Neuschwanstein perched up on Swan Rock
Then we had to try and find somewhere to stay.  What we didn't realise was that it was a long weekend,  and most places were totally full. It was a long time after we had crossed back into Austria before we found somewhere to stay, but it was another of those wonderful finds. The Hotel Alpenrose was at the end of a long dead end road, so was quiet, and had more fantastic mountain views. Dinner in their restaurant was a tasty and enjoyable experience.  And even more surprising,  no one there could speak any English,  so I had to converse the entire time in German,  which I managed without trouble. They understood me and I understood them. It seems my German is better than I realised - it just came naturally.  I guess that's the legacy of living for 9 months in Munich.

Gasthof Alpenrose
The valley leading to the Alpenrose

Mountain view from our room

The dining room

The moon rising over the mountains

Fields of wildflowers

Wildflowers everywhere

Sunday, September 14, 2014


We arrived in Innsbruck in the late afternoon and had to find somewhere to stay. Somewhere within easy walking of the old town centre, with parking, and with no unpleasant smells.  We drove around first, and only found one small place which looked terrible.  We checked Trip Advisor and everything we looked at was VERY expensive.  We checked the Austrian guide book we had and noticed that the modern upmarket hotel that we had passed appeared cheaper than many of the older, character-filled places we had checked. We looked for availability online,  and were offered an even better price. We booked into the Penz Hotel online and headed straight there.

It was very good. All the glass meant fantastic views everywhere. They had a bar up on the 5th floor (the top floor) where we had a drink before dinner. Such wonderful views of the Alps surrounding the town.
We wandered into the centre of Innsbruck for dinner.  Innsbruck has an extremely picturesque medieval "Altstadt", and the town is surrounded by Alps, so you frequently turn a corner to find a magnificent view.

15th century buildings around the old town

The Goldenes Dachl
We had a very nice meal in one of the restaurants spilling out onto the main "square" (it's more a funnel shape really). While we were eating, they were setting up a stage in front of the Goldenes Dachl - the symbol of Innsbruck. Just as we were getting ready to leave we heard a Tyrolean marching band coming down the street. They were having a Tyrolean evening, with music and thigh-slapping dancing.

Tyrolean dancers. Note the thigh being slapped

Jenny with two members of the om-pah band
Next morning, the breakfast (in what had been the bar) was unbelievable.  I have never seen so many different types of jam,  of fruits (at a breakfast buffet, at least), as well as cheeses, sliced meats and  hot food.
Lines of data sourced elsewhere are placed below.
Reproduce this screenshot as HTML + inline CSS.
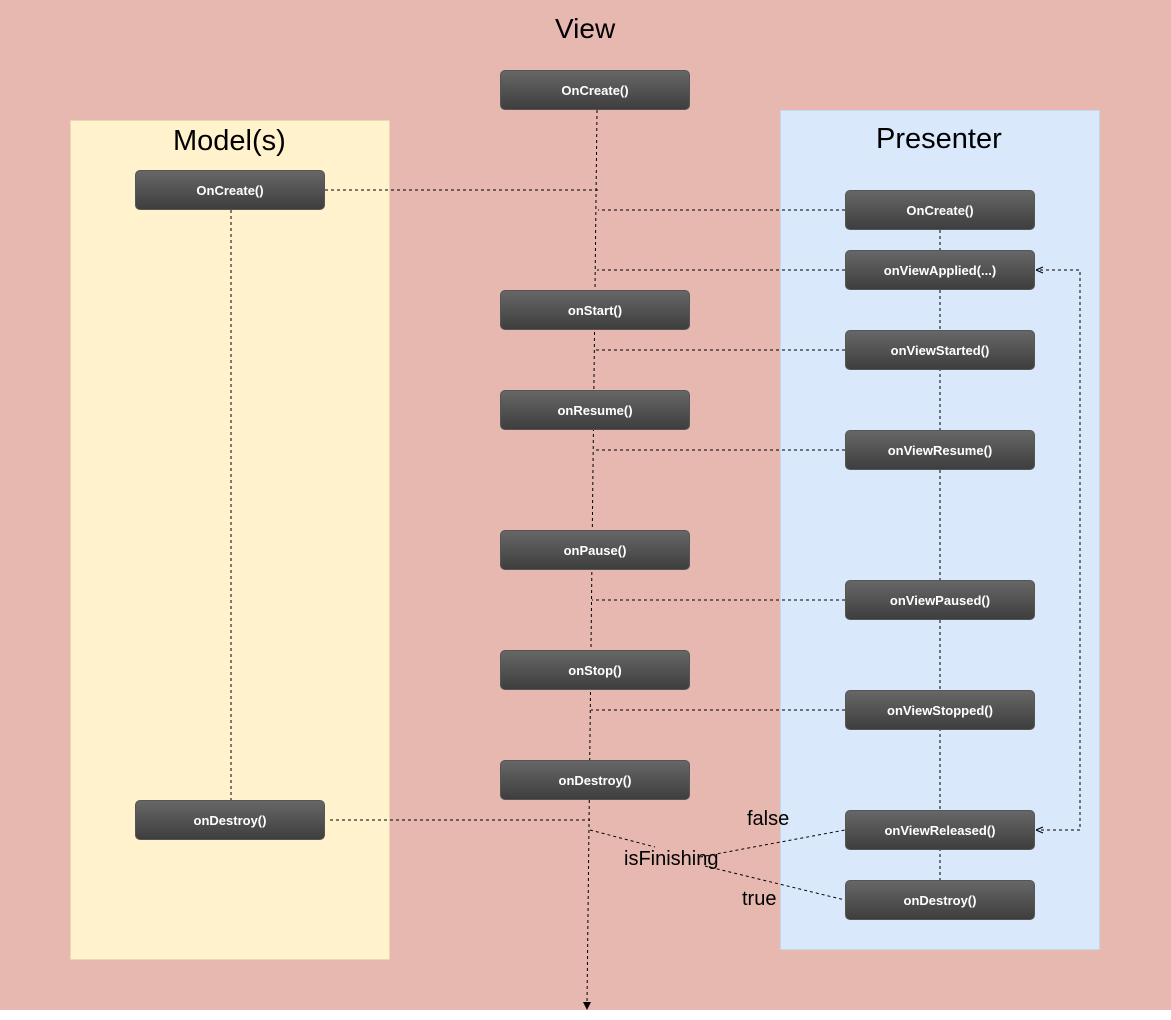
<!DOCTYPE html>
<html><head><style>
body{margin:0;width:1171px;height:1020px;background:#fff;font-family:"Liberation Sans",sans-serif;position:relative;overflow:hidden}
.a{position:absolute}
.b{position:absolute;width:190px;height:40px;border-radius:5px;background:linear-gradient(#676767,#3e3e3e);color:#fff;font-weight:bold;font-size:13px;display:flex;align-items:center;justify-content:center;box-sizing:border-box;border:1px solid #555}
.t{position:absolute;font-size:29px;color:#000}
.l{position:absolute;font-size:20px;color:#000}
</style></head><body>
<div class="a" style="left:0;top:0;width:1171px;height:1010px;background:#e6b8b0"></div>
<div class="a" style="left:70px;top:120px;width:320px;height:840px;background:#fff2cc;border:1px solid #e8d9ae;box-sizing:border-box"></div>
<div class="a" style="left:780px;top:110px;width:320px;height:840px;background:#dae8fc;border:1px solid #c8d6ea;box-sizing:border-box"></div>
<div class="t" style="left:555px;top:13px;font-size:28px">View</div>
<div class="t" style="left:173px;top:125px">Model(s)</div>
<div class="t" style="left:876px;top:123px">Presenter</div>
<svg class="a" style="left:0;top:0" width="1171" height="1020">
<g stroke="#000" stroke-width="1" stroke-dasharray="3,3" fill="none">
<line x1="597" y1="110" x2="587" y2="1004"/>
<line x1="231" y1="210" x2="231" y2="800"/>
<line x1="940" y1="230" x2="940" y2="880"/>
<line x1="325" y1="190" x2="598" y2="190"/>
<line x1="845" y1="210" x2="598" y2="210"/>
<line x1="845" y1="270" x2="597" y2="270"/>
<line x1="845" y1="350" x2="593" y2="350"/>
<line x1="845" y1="450" x2="593" y2="450"/>
<line x1="845" y1="600" x2="592" y2="600"/>
<line x1="845" y1="710" x2="591" y2="710"/>
<line x1="330" y1="820" x2="590" y2="820"/>
<polyline points="590,830 655,847"/>
<polyline points="700,857 845,830"/>
<polyline points="705,866 845,900"/>
<polyline points="1040,270 1080,270 1080,830 1040,830"/>
</g>
<path d="M583,1002 L591,1002 L587,1010 Z" fill="#000"/>
<path d="M1036,270 L1043,267 M1036,270 L1043,273 M1036,830 L1043,827 M1036,830 L1043,833" stroke="#000"/>
</svg>
<div class="b" style="left:500px;top:70px">OnCreate()</div>
<div class="b" style="left:135px;top:170px">OnCreate()</div>
<div class="b" style="left:845px;top:190px">OnCreate()</div>
<div class="b" style="left:845px;top:250px">onViewApplied(...)</div>
<div class="b" style="left:500px;top:290px">onStart()</div>
<div class="b" style="left:845px;top:330px">onViewStarted()</div>
<div class="b" style="left:500px;top:390px">onResume()</div>
<div class="b" style="left:845px;top:430px">onViewResume()</div>
<div class="b" style="left:500px;top:530px">onPause()</div>
<div class="b" style="left:845px;top:580px">onViewPaused()</div>
<div class="b" style="left:500px;top:650px">onStop()</div>
<div class="b" style="left:845px;top:690px">onViewStopped()</div>
<div class="b" style="left:500px;top:760px">onDestroy()</div>
<div class="b" style="left:135px;top:800px">onDestroy()</div>
<div class="b" style="left:845px;top:810px">onViewReleased()</div>
<div class="b" style="left:845px;top:880px">onDestroy()</div>
<div class="l" style="left:747px;top:808px">false</div>
<div class="l" style="left:624px;top:848px">isFinishing</div>
<div class="l" style="left:742px;top:888px">true</div>
</body></html>
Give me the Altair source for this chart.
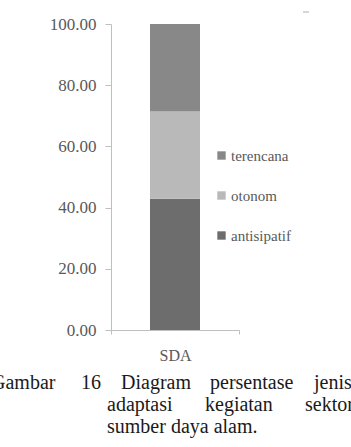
import altair as alt
import pandas as pd

# ---- data ----
CATEGORY = ["SDA"]
SERIES = ["antisipatif", "otonom", "terencana"]
VALUES = [42.86, 28.57, 28.57]
LEGEND_ORDER = ["terencana", "otonom", "antisipatif"]
COLORS = ["#888888", "#b9b9b9", "#6d6d6d"]  # matching LEGEND_ORDER
Y_TICKS = [0, 20, 40, 60, 80, 100]

CAPTION_WORDS = [
    ["Gambar", "16", "Diagram", "persentase", "jenis"],
    ["adaptasi", "kegiatan", "sektor"],
    ["sumber daya alam."],
]

# ---- layout (pixels, page coordinates) ----
PLOT_LEFT, PLOT_TOP = 111, 24
PLOT_W, PLOT_H = 128, 306
CAPTION_X = [[-9, 81, 121, 210, 314], [107, 205, 305], [107]]
CAPTION_BASELINE = [389, 411, 433]

FONT = "Liberation Serif, Times New Roman, serif"
AXIS_GRAY = "#bfbfbf"
LABEL_GRAY = "#595959"

bars = pd.DataFrame({
    "kategori": CATEGORY * len(SERIES),
    "jenis": SERIES,
    "nilai": VALUES,
    "urut": list(range(len(SERIES))),
})

cap_rows = []
for li, words in enumerate(CAPTION_WORDS):
    for wi, w in enumerate(words):
        cap_rows.append({
            "kata": w,
            "px": CAPTION_X[li][wi] - PLOT_LEFT,
            "py": CAPTION_BASELINE[li] - PLOT_TOP,
        })
caption = pd.DataFrame(cap_rows)

bar = alt.Chart(bars).mark_bar(size=50).encode(
    x=alt.X("kategori:N",
            scale=alt.Scale(paddingInner=0, paddingOuter=0),
            axis=alt.Axis(title=None, labelAngle=0, tickBand="extent",
                          tickSize=4, labelPadding=13, labelFontSize=16,
                          labelColor=LABEL_GRAY, labelFont=FONT,
                          domainColor=AXIS_GRAY, tickColor=AXIS_GRAY)),
    y=alt.Y("nilai:Q", stack="zero",
            scale=alt.Scale(domain=[0, 100], nice=False),
            axis=alt.Axis(title=None, values=Y_TICKS, format=".2f",
                          grid=False, tickSize=6, labelPadding=9,
                          labelFontSize=17, labelColor=LABEL_GRAY,
                          labelFont=FONT, domainColor=AXIS_GRAY,
                          tickColor=AXIS_GRAY)),
    color=alt.Color("jenis:N",
                    scale=alt.Scale(domain=LEGEND_ORDER, range=COLORS),
                    legend=alt.Legend(title=None, orient="none",
                                      legendX=103, legendY=124,
                                      symbolType="square", symbolSize=70,
                                      symbolStrokeWidth=0,
                                      labelFontSize=15, labelFont=FONT,
                                      labelColor=LABEL_GRAY, labelOffset=2,
                                      rowPadding=24, padding=0)),
    order=alt.Order("urut:Q"),
)

cap = alt.Chart(caption).mark_text(
    align="left", baseline="alphabetic", font=FONT, fontSize=20,
    color="#1a1a1a"
).encode(
    x=alt.X("px:Q", scale=None),
    y=alt.Y("py:Q", scale=None),
    text="kata:N",
)

dash = alt.Chart(pd.DataFrame({"a": [0]})).mark_rule(
    color="#c8c8c8", strokeWidth=1.5
).encode(
    x=alt.value(303 - PLOT_LEFT), x2=alt.value(309 - PLOT_LEFT),
    y=alt.value(12 - PLOT_TOP),
)

chart = alt.layer(bar, cap, dash).properties(
    width=PLOT_W, height=PLOT_H,
    autosize=alt.AutoSizeParams(type="none"),
    padding={"left": PLOT_LEFT, "top": PLOT_TOP,
             "right": 351 - PLOT_LEFT - PLOT_W,
             "bottom": 447 - PLOT_TOP - PLOT_H},
    background="white",
).configure_view(stroke=None)

chart.save("out.html", embed_options={"renderer": "svg", "actions": False})
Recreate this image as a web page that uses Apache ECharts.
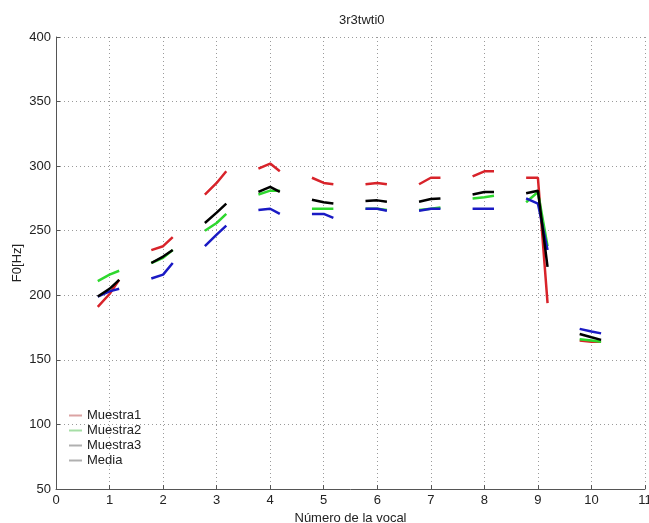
<!DOCTYPE html>
<html>
<head>
<meta charset="utf-8">
<script src="https://cdn.jsdelivr.net/npm/echarts@6/dist/echarts.min.js"></script>
<style>
  html, body { margin: 0; padding: 0; background: #fff; overflow: hidden; }
  #f0 { width: 649px; height: 523px; }
</style>
</head>
<body>
<div id="f0"></div>
<script>
// posiciones de cada muestra (3 por vocal)
var xs = [0.78, 1, 1.18,  1.78, 2, 2.18,  2.78, 3, 3.18,  3.78, 4, 4.18,  4.78, 5, 5.18,
          5.78, 6, 6.18,  6.78, 7, 7.18,  7.78, 8, 8.18,  8.78, 9, 9.18,  9.78, 10, 10.18];

var muestra1 = [191, 201, 212,  235, 238, 245,  278, 287, 296,  298, 302, 296,  291, 287, 286,
                286, 287, 286,  286, 291, 291,  292, 296, 296,  291, 291, 194,  165, 164, 164];
var muestra2 = [211, 216, 219,  225, 229, 235,  250, 256, 263,  278, 281, 281,  267, 267, 267,
                267, 267, 266,  266, 267, 268,  275, 276, 277,  272, 280, 238,  166, 165, 164];
var muestra3 = [199, 203, 205,  213, 216, 225,  238, 247, 254,  266, 267, 263,  263, 263, 260,
                267, 267, 265.5, 265.5, 267, 267, 267, 267, 267,  275, 271, 235,  174, 172, 170.5];
var media    = [199, 205, 212,  225, 230, 235,  256, 264, 271,  280, 284, 280,  274, 272, 271,
                273, 273.5, 272.5, 272.5, 274.5, 275, 278, 280, 280,  279, 281, 222,  170, 167.5, 165.5];

var nombres = ['Muestra1', 'Muestra2', 'Muestra3', 'Media'];
var colores = ['#d8232a', '#2ed82e', '#1a1ac4', '#000000'];
var coloresLeyenda = ['#dba3a3', '#a6dea6', '#b0b0b0', '#b0b0b0'];

// separa cada vocal con un null para que los tramos no se unan
function tramos(vals) {
    var out = [];
    for (var i = 0; i < vals.length; i++) {
        if (i > 0 && i % 3 === 0) out.push([null, null]);
        out.push([xs[i], vals[i]]);
    }
    return out;
}

var chart = echarts.init(document.getElementById('f0'));
var series = [muestra1, muestra2, muestra3, media].map(function (v, k) {
    return {
        name: nombres[k],
        type: 'line',
        data: tramos(v),
        showSymbol: false,
        connectNulls: false,
        color: colores[k],
        lineStyle: { width: 2.5, color: colores[k] }
    };
});

var ejeTexto = { color: '#222', fontSize: 13, fontFamily: 'Liberation Sans, Arial' };
var rejilla = { show: true, lineStyle: { color: '#9a9a9a', type: [1, 3], width: 1 } };

chart.setOption({
    animation: false,
    title: {
        text: '3r3twti0',
        left: 334, top: 9,
        textStyle: { color: '#222', fontSize: 13, fontWeight: 'normal', fontFamily: 'Liberation Sans, Arial' }
    },
    // etiqueta del eje Y colocada a mano
    graphic: [{
        type: 'text',
        x: 17, y: 263,
        rotation: Math.PI / 2,
        style: {
            text: 'F0[Hz]', fill: '#222', fontSize: 13, fontFamily: 'Liberation Sans, Arial',
            align: 'center', verticalAlign: 'middle'
        }
    }],
    legend: {
        orient: 'vertical',
        left: 64, top: 404,
        itemWidth: 13, itemHeight: 2, itemGap: 2,
        icon: 'rect',
        textStyle: { color: '#222', fontSize: 13, fontFamily: 'Liberation Sans, Arial' },
        data: nombres.map(function (n, k) {
            return {
                name: n,
                itemStyle: { color: coloresLeyenda[k] },
                lineStyle: { color: coloresLeyenda[k] }
            };
        })
    },
    grid: { left: 56, right: 4, top: 37, bottom: 34, outerBoundsMode: 'none' },
    xAxis: {
        type: 'value', min: 0, max: 11, interval: 1,
        name: 'Número de la vocal', nameLocation: 'middle', nameGap: 22,
        nameTextStyle: ejeTexto,
        axisLine: { onZero: false, lineStyle: { color: '#555' } },
        axisTick: { inside: true, length: 4, lineStyle: { color: '#555' } },
        axisLabel: Object.assign({ margin: 5 }, ejeTexto),
        splitLine: rejilla
    },
    yAxis: {
        type: 'value', min: 50, max: 400, interval: 50,
        axisLine: { show: true, lineStyle: { color: '#555' } },
        axisTick: { show: true, inside: true, length: 4, lineStyle: { color: '#555' } },
        axisLabel: Object.assign({ margin: 5 }, ejeTexto),
        splitLine: rejilla
    },
    series: series
});
</script>
</body>
</html>
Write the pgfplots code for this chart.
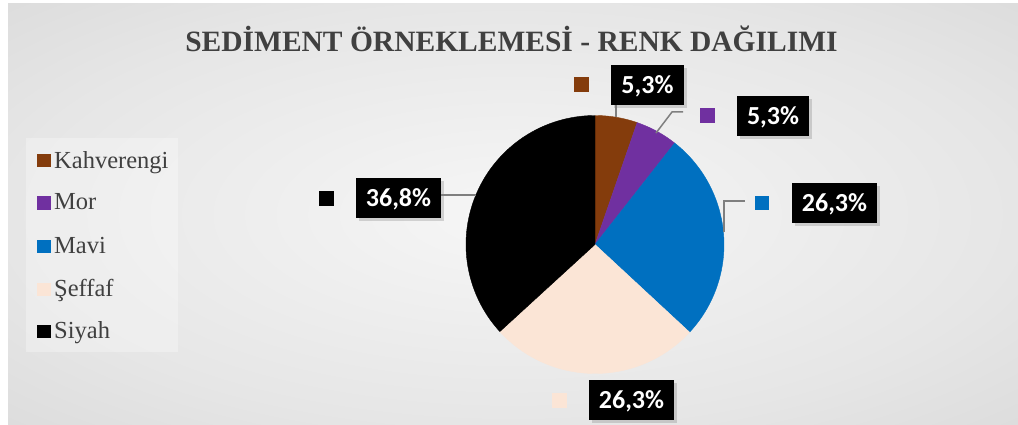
\documentclass[border=0pt]{standalone}
\usepackage{pgfplots}
\pgfplotsset{compat=1.18}
\usepackage{pgfplotstable}
\usepackage{fontspec}
\setmainfont{Liberation Serif}
\newfontfamily\calfont{Carlito}
\usetikzlibrary{shadows}
\definecolor{kahve}{HTML}{843C0C}
\definecolor{mor}{HTML}{7030A0}
\definecolor{mavi}{HTML}{0070C0}
\definecolor{seffaf}{HTML}{FBE5D6}
\definecolor{siyah}{HTML}{000000}
\definecolor{txt}{HTML}{404040}
\definecolor{lead}{HTML}{7F7F7F}
\definecolor{bgA}{HTML}{F6F6F6}
\definecolor{bgB}{HTML}{E6E6E6}
\definecolor{bgC}{HTML}{D0D0D0}
\definecolor{bgD}{HTML}{C2C2C2}
\pgfdeclareradialshading{bgshade}{\pgfpoint{0bp}{0bp}}{color(0bp)=(bgA); color(25bp)=(bgB); color(50bp)=(bgC); color(72bp)=(bgD)}

\pgfplotstableread{
name value
Kahverengi 5.3
Mor 5.3
Mavi 26.3
Seffaf 26.3
Siyah 36.8
}\piedata

\begin{document}
\begin{tikzpicture}
\pgfplotstablegetelem{0}{value}\of\piedata\let\vA\pgfplotsretval
\pgfplotstablegetelem{1}{value}\of\piedata\let\vB\pgfplotsretval
\pgfplotstablegetelem{2}{value}\of\piedata\let\vC\pgfplotsretval
\pgfplotstablegetelem{3}{value}\of\piedata\let\vD\pgfplotsretval
\pgfplotstablegetelem{4}{value}\of\piedata\let\vE\pgfplotsretval
\pgfmathsetmacro\aA{90}
\pgfmathsetmacro\aB{\aA-3.6*\vA}
\pgfmathsetmacro\aC{\aB-3.6*\vB}
\pgfmathsetmacro\aD{\aC-3.6*\vC}
\pgfmathsetmacro\aE{\aD-3.6*\vD}
\pgfmathsetmacro\aF{\aE-3.6*\vE}
\begin{axis}[width=1018pt,height=425pt,scale only axis,
  xmin=0,xmax=1018,ymin=0,ymax=425,y dir=reverse,
  hide axis,clip=false]
% background
\fill[white] (0,0) rectangle (1018,425);
\shade[shading=bgshade] (8,4) rectangle (1018,425);
% title
\node[anchor=base,text=txt,font=\fontsize{29.5}{33}\selectfont\bfseries] at (511.5,52) {SEDİMENT ÖRNEKLEMESİ - RENK DAĞILIMI};
% pie
\addplot[draw=kahve,fill=kahve,domain=\aB:\aA,samples=30,variable=\t] ({595+129*cos(\t)},{244.5-129*sin(\t)}) -- (axis cs:595,244.5) -- cycle;
\addplot[draw=mor,fill=mor,domain=\aC:\aB,samples=30,variable=\t] ({595+129*cos(\t)},{244.5-129*sin(\t)}) -- (axis cs:595,244.5) -- cycle;
\addplot[draw=mavi,fill=mavi,domain=\aD:\aC,samples=80,variable=\t] ({595+129*cos(\t)},{244.5-129*sin(\t)}) -- (axis cs:595,244.5) -- cycle;
\addplot[draw=seffaf,fill=seffaf,domain=\aE:\aD,samples=80,variable=\t] ({595+129*cos(\t)},{244.5-129*sin(\t)}) -- (axis cs:595,244.5) -- cycle;
\addplot[draw=siyah,fill=siyah,domain=\aF:\aE,samples=100,variable=\t] ({595+129*cos(\t)},{244.5-129*sin(\t)}) -- (axis cs:595,244.5) -- cycle;
% leader lines
\draw[lead,line width=1.5pt] (616,105) -- (616,117);
\draw[lead,line width=1.5pt] (683,112) -- (672,112) -- (656,133);
\draw[lead,line width=1.5pt] (724,232) -- (724,201) -- (745,201);
\draw[lead,line width=1.5pt] (439,195) -- (476,195);
% label boxes
\tikzset{lbl/.style={fill=black,text=white,font=\calfont\bfseries\fontsize{26}{30}\selectfont,
  inner xsep=10pt,inner ysep=11.5pt,text height=17pt,text depth=0pt,
  drop shadow={shadow xshift=3pt,shadow yshift=-3pt,opacity=0.3}}}
\node[lbl] at (647.5,85) {5,3\%};
\node[lbl] at (773,116.5) {5,3\%};
\node[lbl] at (834.5,203) {26,3\%};
\node[lbl] at (631.5,400) {26,3\%};
\node[lbl] at (398.5,198) {36,8\%};
\fill[kahve] (574,77) rectangle (589,92);
\fill[mor] (700,108) rectangle (715,123);
\fill[mavi] (755,196) rectangle (769,210);
\fill[seffaf] (552,393) rectangle (567,408);
\fill[siyah] (319,191) rectangle (334,206);
% legend
\fill[white,fill opacity=0.3] (26,138) rectangle (178,352);
\tikzset{leg/.style={anchor=base west,text=txt,font=\fontsize{24.5}{28}\selectfont,inner sep=0pt}}
\fill[kahve] (37,154.5) rectangle (50.5,167.5);
\node[leg] at (54,168) {Kahverengi};
\fill[mor] (37,196.5) rectangle (50.5,209.5);
\node[leg] at (54,210) {Mor};
\fill[mavi] (37,239.5) rectangle (50.5,252.5);
\node[leg] at (54,253) {Mavi};
\fill[seffaf] (37,282.5) rectangle (50.5,295.5);
\node[leg] at (54,296) {Şeffaf};
\fill[siyah] (37,324.5) rectangle (50.5,337.5);
\node[leg] at (54,338) {Siyah};
\end{axis}
\end{tikzpicture}
\end{document}
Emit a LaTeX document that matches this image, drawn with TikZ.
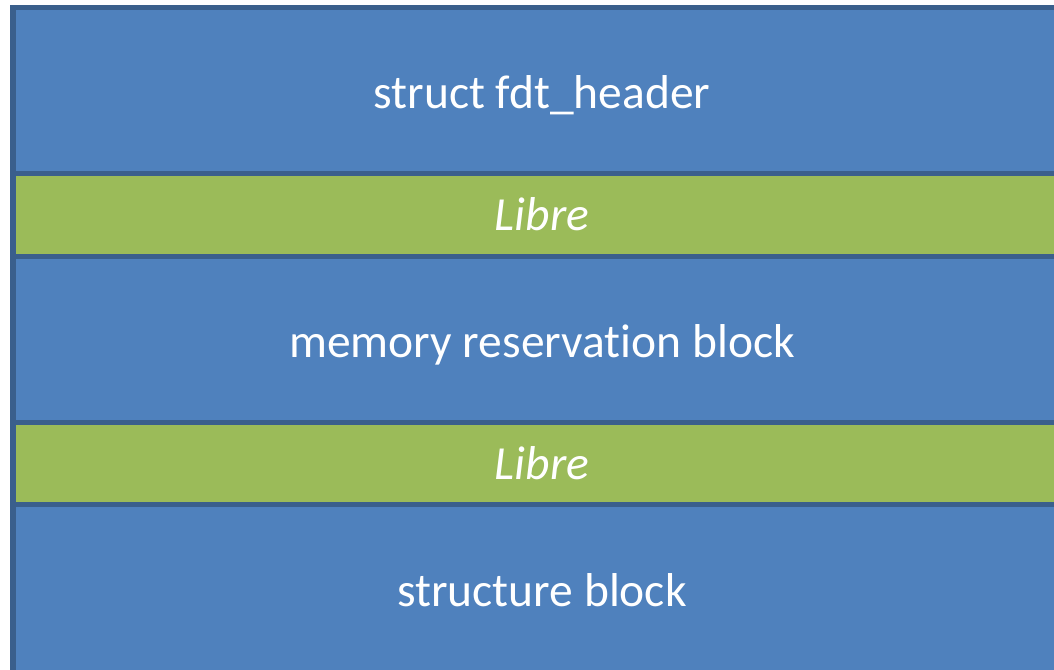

They even had freshly squeezed orange juice (there is no bottled version that can compete).

Jam selection


Meat and other items
First thing on the agenda for the day was to take the Hungerburg funicular (a very modern funicular that seemed like something out of Thunderbirds) and then Nordketten Bahnen (two cable cars) to (almost) the top of the Hafelekarspitze, which was one of the mountains we could see from the town and the hotel.

The funicular arriving at the station

View of mountains from the funicular car

Scenery on the way up

We finally alighted at the top station.  The views were unbelievable.  They were better for me than for Andy or the camera,  because the slight morning haze was cut out by my Polaroid sunglasses.  I must get a polarizing filter for my new camera.  We walked up and over a little rise and saw other, equally impressive, views down the other side of the mountain. 

We then watched a paraglider prepare and then take off, nearly knocking some of the spectators (including Andy) in the process.  Andy decided that he really did want to walk up to the very summit of the mountain,  so I sat on the terrace,  enjoying a cold beer, watching him.

The paraglider over the Alps

We had been expecting it to be freezing up the top of the mountain,  and had filled the backpack with hats,  gloves and jackets, but it really wasn't very cold. While I was sitting around waiting for Andy to climb to the summit the lack of activity (and the cold beer) did leave me slightly cool, so I put on my jacket, but there was no need for the rest of the gear. Part way down we stopped for lunch and fantastic views.

Lunch with a view
When we got back down into Innsbruck we were assaulted by unexpected 34 degree heat. No wonder we weren't cold on top of the mountain!

The rest of the time in Innsbruck was divided between walking around sightseeing, and visiting the Folk Museum. Andy found that rather boring, but I loved it. They have all manner of old pieces of furniture etc., decorated with traditional folk art. That was particularly exciting for me as I used to do Folk Art painting.  I'd love to take it up again if we could arrange for the days to be more than 24 hours long. The other big draw card with this museum is that they have transplanted complete rooms from some old Austrian homes.

Decorated chair back

If it doesn't move, paint it

Decorated Storage boxes

A different type of decoration



One of the transplanted rooms ...

... and another

Tuesday, September 2, 2014

Zell am See and Hall im Tyrol

For the first time on our trip, the weather wasn't beautiful. It wasn't raining, but it was overcast.

We headed off to see Zell am See, a lakeside resort town.  It was very pretty, with typically Tyrolean-looking painted buildings. The tourist shops in town were selling all sorts of lovely things painted in Bauernmalerei style which I would have loved to have bought, but unfortunately wouldn't have been able to fit in our suitcase! 

Tyrolean painted building

The Lakeside
From Zell am See we went to Hall in Tyrol.  It's another typical Tyrolian village surrounded by glorious mountains, and once again a market was in progress.

Sadly, the parish church was closed for renovations, so we were unable to see the 45 skulls and 12 bones of minor saints which now rest on embroidered cushions.